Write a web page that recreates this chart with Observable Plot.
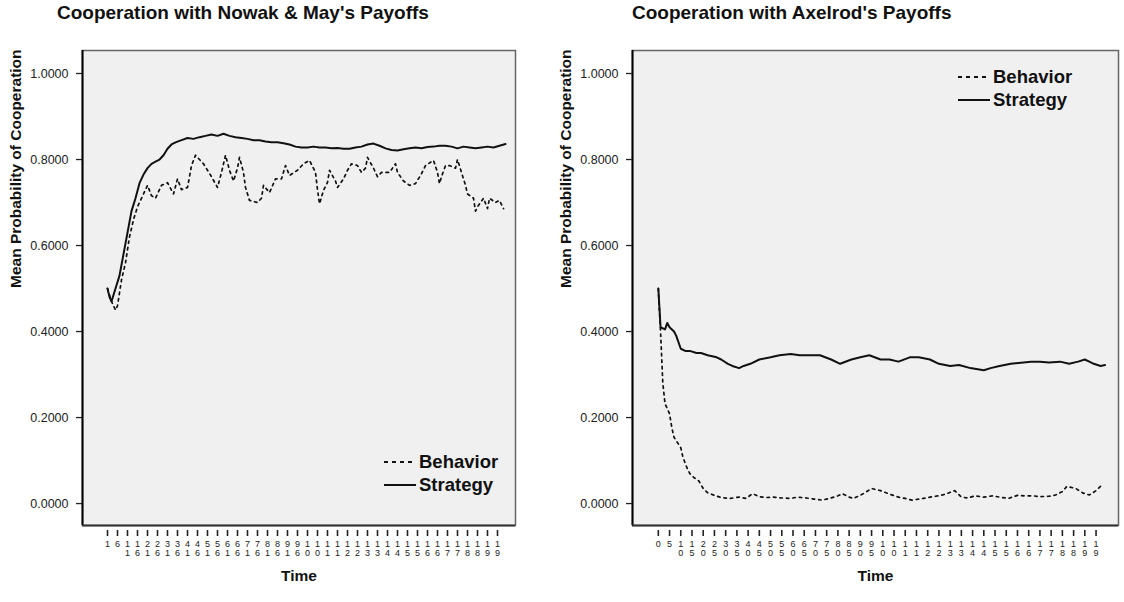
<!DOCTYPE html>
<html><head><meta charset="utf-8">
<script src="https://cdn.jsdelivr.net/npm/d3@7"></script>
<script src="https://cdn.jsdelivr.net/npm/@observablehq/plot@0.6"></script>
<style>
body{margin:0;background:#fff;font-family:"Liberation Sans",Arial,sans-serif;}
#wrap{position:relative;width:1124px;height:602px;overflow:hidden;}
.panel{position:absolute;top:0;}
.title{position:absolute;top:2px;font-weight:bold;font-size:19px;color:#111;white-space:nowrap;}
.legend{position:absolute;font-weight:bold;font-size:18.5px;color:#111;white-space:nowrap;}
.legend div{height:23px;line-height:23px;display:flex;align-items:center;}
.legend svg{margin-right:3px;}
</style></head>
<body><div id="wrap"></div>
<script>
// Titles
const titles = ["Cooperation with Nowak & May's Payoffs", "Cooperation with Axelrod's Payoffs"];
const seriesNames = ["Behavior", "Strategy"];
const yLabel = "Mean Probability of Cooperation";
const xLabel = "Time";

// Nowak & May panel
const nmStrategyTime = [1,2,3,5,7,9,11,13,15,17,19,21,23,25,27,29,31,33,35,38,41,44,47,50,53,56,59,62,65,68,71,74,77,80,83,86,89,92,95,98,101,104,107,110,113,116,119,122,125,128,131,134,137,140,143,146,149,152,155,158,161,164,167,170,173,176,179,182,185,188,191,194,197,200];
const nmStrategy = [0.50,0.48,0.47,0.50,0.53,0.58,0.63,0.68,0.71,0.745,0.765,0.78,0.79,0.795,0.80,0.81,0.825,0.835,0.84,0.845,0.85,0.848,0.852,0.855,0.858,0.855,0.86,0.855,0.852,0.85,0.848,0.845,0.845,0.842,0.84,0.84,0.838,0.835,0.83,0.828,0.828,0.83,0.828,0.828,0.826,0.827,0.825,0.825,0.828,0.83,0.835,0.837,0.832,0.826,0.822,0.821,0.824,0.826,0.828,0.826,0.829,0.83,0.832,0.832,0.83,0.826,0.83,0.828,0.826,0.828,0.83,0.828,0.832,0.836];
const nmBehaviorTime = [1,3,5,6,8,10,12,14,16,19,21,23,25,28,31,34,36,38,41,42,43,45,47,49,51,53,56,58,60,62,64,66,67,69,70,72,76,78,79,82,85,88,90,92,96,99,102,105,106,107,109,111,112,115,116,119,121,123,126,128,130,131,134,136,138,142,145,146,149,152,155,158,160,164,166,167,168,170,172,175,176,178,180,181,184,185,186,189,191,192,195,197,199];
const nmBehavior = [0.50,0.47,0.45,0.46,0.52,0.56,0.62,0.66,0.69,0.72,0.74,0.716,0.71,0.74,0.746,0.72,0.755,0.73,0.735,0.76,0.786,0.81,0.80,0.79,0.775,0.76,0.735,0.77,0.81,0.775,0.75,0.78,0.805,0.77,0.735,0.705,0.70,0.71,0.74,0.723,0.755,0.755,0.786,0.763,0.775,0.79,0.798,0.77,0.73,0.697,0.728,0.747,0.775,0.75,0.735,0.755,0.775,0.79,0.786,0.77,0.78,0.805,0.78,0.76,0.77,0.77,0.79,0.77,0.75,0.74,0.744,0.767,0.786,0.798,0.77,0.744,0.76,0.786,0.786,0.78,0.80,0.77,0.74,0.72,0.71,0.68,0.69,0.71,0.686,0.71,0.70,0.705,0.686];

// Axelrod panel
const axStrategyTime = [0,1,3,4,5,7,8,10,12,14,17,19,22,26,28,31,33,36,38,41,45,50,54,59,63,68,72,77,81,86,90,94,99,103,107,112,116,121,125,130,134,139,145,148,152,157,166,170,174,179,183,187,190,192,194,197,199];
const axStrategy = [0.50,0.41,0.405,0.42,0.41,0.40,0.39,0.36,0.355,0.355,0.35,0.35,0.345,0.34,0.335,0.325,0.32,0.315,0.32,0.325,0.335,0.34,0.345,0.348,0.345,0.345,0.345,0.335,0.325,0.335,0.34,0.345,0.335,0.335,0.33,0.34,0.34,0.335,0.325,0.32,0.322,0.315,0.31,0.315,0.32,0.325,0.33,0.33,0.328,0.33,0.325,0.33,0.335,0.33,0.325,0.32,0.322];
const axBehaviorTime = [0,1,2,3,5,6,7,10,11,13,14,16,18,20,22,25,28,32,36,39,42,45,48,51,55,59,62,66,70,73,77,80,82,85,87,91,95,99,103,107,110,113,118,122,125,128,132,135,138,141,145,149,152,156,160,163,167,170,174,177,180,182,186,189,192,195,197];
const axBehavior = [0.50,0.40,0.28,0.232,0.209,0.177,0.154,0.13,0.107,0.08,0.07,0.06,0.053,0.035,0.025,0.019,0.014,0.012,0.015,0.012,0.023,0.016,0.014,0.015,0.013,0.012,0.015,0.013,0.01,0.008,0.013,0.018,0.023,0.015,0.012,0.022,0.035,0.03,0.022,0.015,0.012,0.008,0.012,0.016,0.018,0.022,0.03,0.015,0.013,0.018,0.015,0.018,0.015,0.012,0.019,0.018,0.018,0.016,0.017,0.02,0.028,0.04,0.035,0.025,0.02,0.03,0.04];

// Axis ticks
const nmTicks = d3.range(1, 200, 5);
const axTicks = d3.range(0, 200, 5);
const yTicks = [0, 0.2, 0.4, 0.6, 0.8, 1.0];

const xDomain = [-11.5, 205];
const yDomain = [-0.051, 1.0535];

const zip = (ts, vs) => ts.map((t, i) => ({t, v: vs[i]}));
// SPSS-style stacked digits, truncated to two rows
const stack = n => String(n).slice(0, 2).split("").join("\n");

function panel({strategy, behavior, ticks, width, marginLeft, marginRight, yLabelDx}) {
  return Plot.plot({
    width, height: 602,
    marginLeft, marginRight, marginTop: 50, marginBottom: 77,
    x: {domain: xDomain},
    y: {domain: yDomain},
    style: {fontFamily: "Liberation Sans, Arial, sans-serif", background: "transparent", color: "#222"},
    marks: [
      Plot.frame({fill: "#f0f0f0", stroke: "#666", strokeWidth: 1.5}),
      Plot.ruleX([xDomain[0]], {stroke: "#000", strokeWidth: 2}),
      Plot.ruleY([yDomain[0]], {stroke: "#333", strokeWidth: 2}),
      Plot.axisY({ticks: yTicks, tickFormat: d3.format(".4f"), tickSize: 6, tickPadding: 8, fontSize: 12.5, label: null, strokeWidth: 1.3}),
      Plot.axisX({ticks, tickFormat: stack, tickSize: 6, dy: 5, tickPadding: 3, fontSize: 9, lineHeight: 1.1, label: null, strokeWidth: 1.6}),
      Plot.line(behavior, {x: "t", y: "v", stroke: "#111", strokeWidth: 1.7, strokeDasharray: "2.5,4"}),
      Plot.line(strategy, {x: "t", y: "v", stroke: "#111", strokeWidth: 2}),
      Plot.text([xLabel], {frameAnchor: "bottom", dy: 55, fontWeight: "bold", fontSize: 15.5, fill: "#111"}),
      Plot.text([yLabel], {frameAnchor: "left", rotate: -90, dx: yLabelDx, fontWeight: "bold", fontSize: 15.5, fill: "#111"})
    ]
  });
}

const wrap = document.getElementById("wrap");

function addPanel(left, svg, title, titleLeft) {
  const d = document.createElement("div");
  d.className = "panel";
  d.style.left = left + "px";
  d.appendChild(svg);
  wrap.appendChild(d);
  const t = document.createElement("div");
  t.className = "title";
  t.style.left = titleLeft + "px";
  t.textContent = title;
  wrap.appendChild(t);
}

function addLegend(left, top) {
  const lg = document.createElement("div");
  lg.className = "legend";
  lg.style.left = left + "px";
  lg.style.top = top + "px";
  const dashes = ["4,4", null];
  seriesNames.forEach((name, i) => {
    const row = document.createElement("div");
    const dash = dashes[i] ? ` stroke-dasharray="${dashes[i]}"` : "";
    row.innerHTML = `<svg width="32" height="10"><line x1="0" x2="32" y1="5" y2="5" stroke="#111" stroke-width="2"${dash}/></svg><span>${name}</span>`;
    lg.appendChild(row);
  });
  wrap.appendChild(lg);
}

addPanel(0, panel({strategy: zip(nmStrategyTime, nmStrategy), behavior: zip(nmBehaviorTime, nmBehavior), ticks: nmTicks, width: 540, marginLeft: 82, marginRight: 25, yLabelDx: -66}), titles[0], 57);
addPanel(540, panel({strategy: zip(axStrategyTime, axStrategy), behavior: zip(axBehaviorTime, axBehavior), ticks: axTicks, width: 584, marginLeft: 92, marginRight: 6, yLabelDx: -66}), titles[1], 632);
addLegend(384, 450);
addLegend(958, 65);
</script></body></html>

Work to be completed
In the material above, how many lines hold the word "with"? Say only the number.

Reply
2